In the first quarter, goals were flying in from everywhere and the Hawks looked more like 2008 Melbourne than back-to-back premiers.
The Power were up by 58-points in the second and it seemed you could safely flick over to catch the beginning of Freo v Sydney.
The Hawks though were coming, with the Channel Seven commentary team barracking for them like their life depended on it.
Hawthorn booted 10 goals to three in the second half and it seemed like the Power were going to let this one slip.
In the end, the Power fell over the line by eight points, in a manner similar to when you make it home to bed after a big night. It’s not pretty but you made it.
The Hawks impressed me with their comeback and it proves that they can compete against the top teams.
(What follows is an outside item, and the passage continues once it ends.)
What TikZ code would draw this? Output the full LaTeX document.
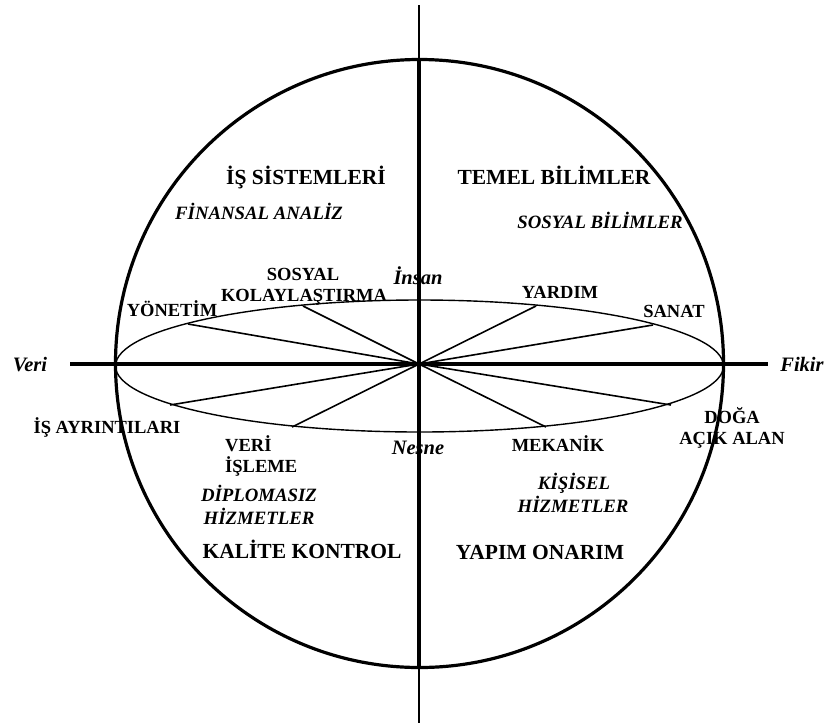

Fremantle (74) v Sydney (60)
Much like the other big game of the night, Fremantle set off at a rate of knots in the first half and any other side would have been gone.
The Swans seemed shocked by Fremantle’s pace and attack on the ball in the early stages and faced a 48 points deficit at half-time.
Perhaps the Swans were a bit in shock at how expensive it is in Perth?
The second half saw Sydney turn it all around and suddenly the hunter became the hunted. In the last quarter it got down to three points and if it wasn’t for some poor goal kicking, Sydney could have pinched this one.
Much like the Power/Hawks game, this one didn’t teach us much except that all these sides are all very good.
Brisbane (65) v West Coast (118)
Speaking of very good teams…
Brisbane put on the sort of inept display that must have Queenslanders salivating over next week’s Q Clash.
What a game that’s going to be, just two teams turning it over to each other again and again.
It’s very possible it will end in a nil-all draw.
The Eagles were major beneficiaries of the Lions ability to manufacture turnovers even when they seemed impossible.
The fact almost the entire Eagles’ defence is out injured hardly mattered given their opponent was essentially playing defence for them.
Geelong (67) v North Melbourne (83)
You have to go all the way back to Round Two for the last time Hawthorn and Geelong both lost on a weekend. Amazing stat.
Seeing the Scott brothers square off is always a treat on television. It’s like watching an angry mime competition with the key category being ‘feigned outrage’.
This was a difficult one to pick. Geelong are obviously not what they once were and had Jimmy Bartel, Tom Lonergan, Mathew Stokes and Andrew Mackie out, while North are just Norf.
Geelong started well and Kangaroo fans must have been looking at each other with a resigned ‘here we go again’ look on their faces.
Yet North worked hard to get back in the game and had the advantage of Geelong forgoing surgical passing into the forward line for blindly bombing it high in the air.
Seriously, Geelong should know better than that, their fans certainly did.
Of course, the Cats biggest worry is that Robin Nahas did a lot of the damage against them. Worrying signs.
Western Bulldogs (125) v Adelaide (68)
So the Phil Walsh era was over pretty quick.
Much like Port Adelaide and Fremantle, the Doggies jumped their opponents early but unlike the others, they didn’t let them back in the game.
It was a pretty impressive display from the young Bulldogs. They were tough but more importantly clean and efficient.
Jake Stringer kicked six goals and the Crows had no answers for him. It became more surprising when he didn’t kick a goal when the ball went near him.
Adelaide were definitely poor but you can’t take anything away from the Dogs, they were simply better in every facet of the game and supporters have every right to be up and about.
The young talent at the kennel is scary and it’s exciting to see where they can go.
For the Crows, they’d hope this was a blip not a sign that when they were tested they collapsed.
Their draw gets tougher now and you don’t win the premiership in April apparently. Who knew?